> **TASK REQUIREMENTS**:
Collect every line that includes the string "size".

> **DATA FOR THE TASK**:
:::::

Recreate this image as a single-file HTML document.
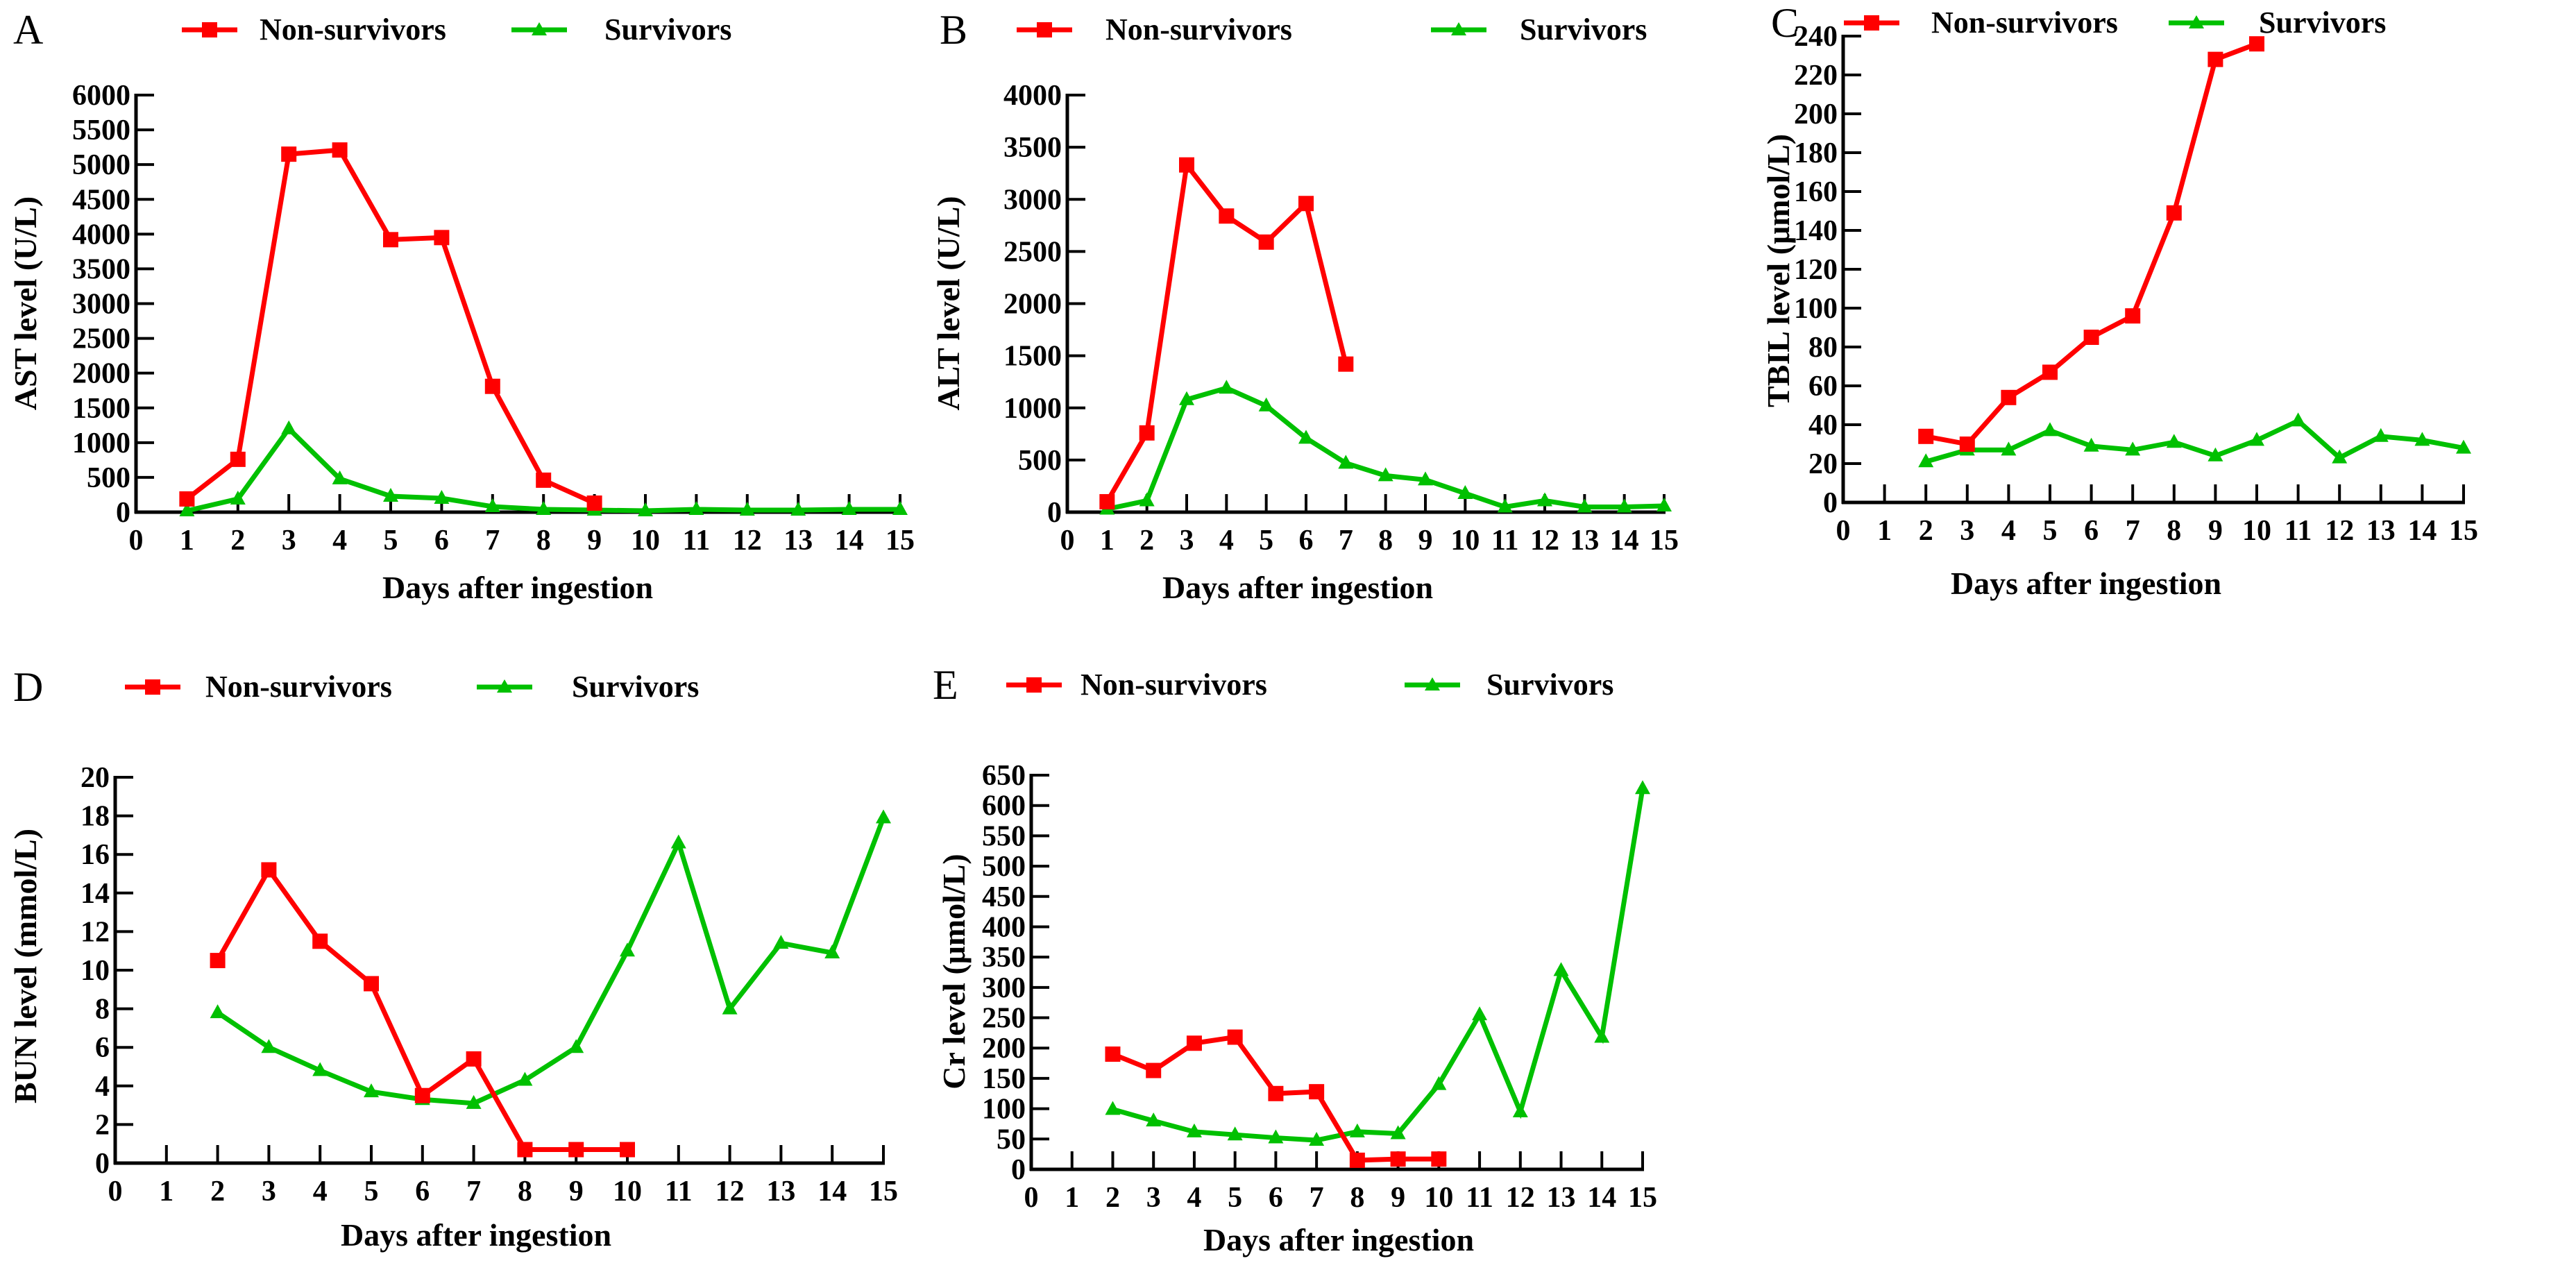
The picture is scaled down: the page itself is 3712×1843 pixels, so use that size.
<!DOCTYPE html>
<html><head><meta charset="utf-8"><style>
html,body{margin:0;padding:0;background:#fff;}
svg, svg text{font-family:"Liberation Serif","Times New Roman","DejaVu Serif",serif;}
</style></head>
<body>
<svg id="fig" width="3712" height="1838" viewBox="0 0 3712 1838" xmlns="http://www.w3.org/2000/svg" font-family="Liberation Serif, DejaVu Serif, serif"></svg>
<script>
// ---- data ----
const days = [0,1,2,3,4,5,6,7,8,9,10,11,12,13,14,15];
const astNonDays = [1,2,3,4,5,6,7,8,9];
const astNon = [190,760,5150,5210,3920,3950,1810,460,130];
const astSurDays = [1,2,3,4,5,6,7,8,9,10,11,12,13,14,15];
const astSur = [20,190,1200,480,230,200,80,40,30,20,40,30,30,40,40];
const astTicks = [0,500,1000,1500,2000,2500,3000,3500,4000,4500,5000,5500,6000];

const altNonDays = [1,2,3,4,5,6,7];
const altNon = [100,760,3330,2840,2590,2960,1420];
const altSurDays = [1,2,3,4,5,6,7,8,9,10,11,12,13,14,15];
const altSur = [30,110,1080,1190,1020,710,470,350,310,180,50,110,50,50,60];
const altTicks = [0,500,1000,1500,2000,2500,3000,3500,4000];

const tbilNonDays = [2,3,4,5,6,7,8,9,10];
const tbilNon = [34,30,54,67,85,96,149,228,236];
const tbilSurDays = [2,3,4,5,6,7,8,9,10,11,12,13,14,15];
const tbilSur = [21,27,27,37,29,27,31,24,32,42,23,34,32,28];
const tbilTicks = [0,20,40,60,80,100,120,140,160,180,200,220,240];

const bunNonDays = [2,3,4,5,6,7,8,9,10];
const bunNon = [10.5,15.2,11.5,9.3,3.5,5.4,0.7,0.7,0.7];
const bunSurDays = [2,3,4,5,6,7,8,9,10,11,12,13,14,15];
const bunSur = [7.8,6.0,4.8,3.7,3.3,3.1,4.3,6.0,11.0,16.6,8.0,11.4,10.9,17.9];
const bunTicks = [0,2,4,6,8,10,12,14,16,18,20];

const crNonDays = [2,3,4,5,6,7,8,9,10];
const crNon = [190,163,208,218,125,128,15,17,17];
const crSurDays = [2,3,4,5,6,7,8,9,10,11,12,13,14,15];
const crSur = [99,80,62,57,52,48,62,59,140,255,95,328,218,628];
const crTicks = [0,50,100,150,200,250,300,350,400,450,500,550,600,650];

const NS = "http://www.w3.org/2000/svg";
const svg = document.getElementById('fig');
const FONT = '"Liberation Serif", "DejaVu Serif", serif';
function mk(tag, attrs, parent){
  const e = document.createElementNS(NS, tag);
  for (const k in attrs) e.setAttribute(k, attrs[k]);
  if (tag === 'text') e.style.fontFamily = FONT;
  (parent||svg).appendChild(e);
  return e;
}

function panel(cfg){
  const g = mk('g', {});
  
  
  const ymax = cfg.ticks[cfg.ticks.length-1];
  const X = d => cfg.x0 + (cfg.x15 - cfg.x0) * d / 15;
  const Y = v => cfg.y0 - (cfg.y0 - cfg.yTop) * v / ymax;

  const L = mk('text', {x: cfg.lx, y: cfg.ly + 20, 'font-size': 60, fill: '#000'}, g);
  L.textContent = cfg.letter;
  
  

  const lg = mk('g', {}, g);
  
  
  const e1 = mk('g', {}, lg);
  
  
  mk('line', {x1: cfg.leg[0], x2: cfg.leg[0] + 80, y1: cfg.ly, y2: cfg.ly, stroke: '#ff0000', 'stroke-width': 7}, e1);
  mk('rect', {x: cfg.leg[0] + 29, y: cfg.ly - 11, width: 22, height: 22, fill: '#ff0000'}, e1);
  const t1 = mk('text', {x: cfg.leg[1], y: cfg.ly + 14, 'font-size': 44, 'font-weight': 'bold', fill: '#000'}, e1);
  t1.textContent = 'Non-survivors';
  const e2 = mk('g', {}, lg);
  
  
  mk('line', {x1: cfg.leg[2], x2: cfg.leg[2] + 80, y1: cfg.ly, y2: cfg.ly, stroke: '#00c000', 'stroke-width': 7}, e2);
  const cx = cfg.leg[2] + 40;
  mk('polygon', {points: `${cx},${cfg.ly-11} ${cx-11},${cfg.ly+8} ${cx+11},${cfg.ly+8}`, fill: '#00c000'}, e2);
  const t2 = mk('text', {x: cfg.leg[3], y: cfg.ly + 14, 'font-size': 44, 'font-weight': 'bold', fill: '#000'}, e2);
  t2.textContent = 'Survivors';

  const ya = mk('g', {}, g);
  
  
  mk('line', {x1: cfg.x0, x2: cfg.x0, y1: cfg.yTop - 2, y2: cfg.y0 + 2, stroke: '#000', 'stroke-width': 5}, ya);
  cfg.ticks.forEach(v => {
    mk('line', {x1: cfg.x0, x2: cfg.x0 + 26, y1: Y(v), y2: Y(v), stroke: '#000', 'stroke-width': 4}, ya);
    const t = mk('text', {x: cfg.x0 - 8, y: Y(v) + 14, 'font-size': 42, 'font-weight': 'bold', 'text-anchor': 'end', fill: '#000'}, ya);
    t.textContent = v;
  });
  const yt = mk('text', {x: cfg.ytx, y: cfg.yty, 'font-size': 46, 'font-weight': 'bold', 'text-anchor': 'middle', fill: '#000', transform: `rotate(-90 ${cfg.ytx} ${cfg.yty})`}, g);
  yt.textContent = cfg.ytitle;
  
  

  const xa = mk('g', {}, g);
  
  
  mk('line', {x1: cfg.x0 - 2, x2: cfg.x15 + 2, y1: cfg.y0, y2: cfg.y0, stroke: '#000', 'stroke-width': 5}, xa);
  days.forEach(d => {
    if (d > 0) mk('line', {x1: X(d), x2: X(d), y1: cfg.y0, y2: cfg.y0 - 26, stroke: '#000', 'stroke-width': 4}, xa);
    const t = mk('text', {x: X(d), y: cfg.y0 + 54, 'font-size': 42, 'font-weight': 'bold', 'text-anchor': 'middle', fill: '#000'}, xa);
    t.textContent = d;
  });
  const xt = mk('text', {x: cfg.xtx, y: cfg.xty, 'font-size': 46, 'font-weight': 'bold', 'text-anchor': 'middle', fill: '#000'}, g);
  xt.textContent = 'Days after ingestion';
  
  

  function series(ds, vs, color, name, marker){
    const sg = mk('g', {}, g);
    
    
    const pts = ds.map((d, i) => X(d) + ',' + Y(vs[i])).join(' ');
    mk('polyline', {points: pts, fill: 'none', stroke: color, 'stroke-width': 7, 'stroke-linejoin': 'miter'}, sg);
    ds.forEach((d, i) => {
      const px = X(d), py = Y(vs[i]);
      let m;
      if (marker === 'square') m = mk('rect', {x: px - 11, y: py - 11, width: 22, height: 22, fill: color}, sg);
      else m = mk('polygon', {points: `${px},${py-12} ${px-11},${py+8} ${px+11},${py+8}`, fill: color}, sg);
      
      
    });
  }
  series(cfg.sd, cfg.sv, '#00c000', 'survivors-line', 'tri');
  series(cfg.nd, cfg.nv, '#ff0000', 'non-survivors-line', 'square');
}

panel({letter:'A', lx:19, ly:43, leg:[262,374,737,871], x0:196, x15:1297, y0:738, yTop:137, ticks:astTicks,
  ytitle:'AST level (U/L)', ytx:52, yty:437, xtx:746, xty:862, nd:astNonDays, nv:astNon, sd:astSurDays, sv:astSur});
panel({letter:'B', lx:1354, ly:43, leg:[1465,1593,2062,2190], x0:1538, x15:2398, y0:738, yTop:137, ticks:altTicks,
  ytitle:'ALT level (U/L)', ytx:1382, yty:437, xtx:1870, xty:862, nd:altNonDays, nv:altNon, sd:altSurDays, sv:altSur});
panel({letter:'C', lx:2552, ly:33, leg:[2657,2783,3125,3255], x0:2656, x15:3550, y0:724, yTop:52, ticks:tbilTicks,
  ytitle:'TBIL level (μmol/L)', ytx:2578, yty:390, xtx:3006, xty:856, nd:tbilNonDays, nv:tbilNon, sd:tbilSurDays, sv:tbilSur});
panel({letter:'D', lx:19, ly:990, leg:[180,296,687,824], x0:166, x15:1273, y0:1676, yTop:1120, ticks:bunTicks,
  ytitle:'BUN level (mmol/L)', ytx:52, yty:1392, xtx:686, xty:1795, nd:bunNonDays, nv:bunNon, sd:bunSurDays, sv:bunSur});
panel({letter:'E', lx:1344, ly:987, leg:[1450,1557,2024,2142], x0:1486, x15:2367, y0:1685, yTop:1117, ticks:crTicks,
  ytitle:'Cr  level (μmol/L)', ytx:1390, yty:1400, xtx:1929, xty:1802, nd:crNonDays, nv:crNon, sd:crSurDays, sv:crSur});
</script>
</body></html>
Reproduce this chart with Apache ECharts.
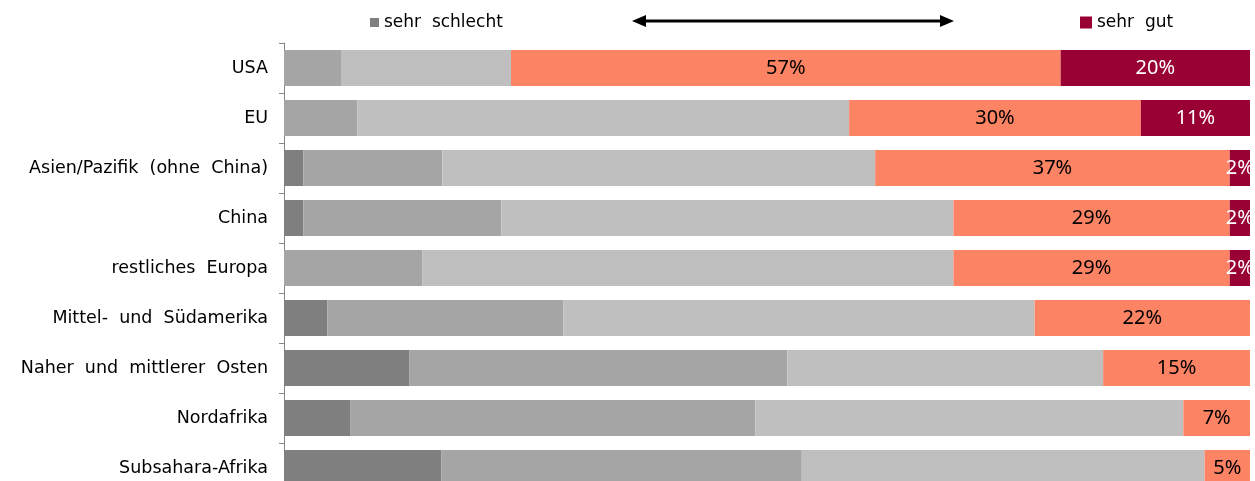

:::::

> **WRITTEN ANSWER**:
The picture is scaled down: the page itself is 3712×1843 pixels, so use that size.
  const L = mk('text', {x: cfg.lx, y: cfg.ly + 20, 'font-size': 60, fill: '#000'}, g);
  const t1 = mk('text', {x: cfg.leg[1], y: cfg.ly + 14, 'font-size': 44, 'font-weight': 'bold', fill: '#000'}, e1);
  const t2 = mk('text', {x: cfg.leg[3], y: cfg.ly + 14, 'font-size': 44, 'font-weight': 'bold', fill: '#000'}, e2);
    const t = mk('text', {x: cfg.x0 - 8, y: Y(v) + 14, 'font-size': 42, 'font-weight': 'bold', 'text-anchor': 'end', fill: '#000'}, ya);
  const yt = mk('text', {x: cfg.ytx, y: cfg.yty, 'font-size': 46, 'font-weight': 'bold', 'text-anchor': 'middle', fill: '#000', transform: `rotate(-90 ${cfg.ytx} ${cfg.yty})`}, g);
    const t = mk('text', {x: X(d), y: cfg.y0 + 54, 'font-size': 42, 'font-weight': 'bold', 'text-anchor': 'middle', fill: '#000'}, xa);
  const xt = mk('text', {x: cfg.xtx, y: cfg.xty, 'font-size': 46, 'font-weight': 'bold', 'text-anchor': 'middle', fill: '#000'}, g);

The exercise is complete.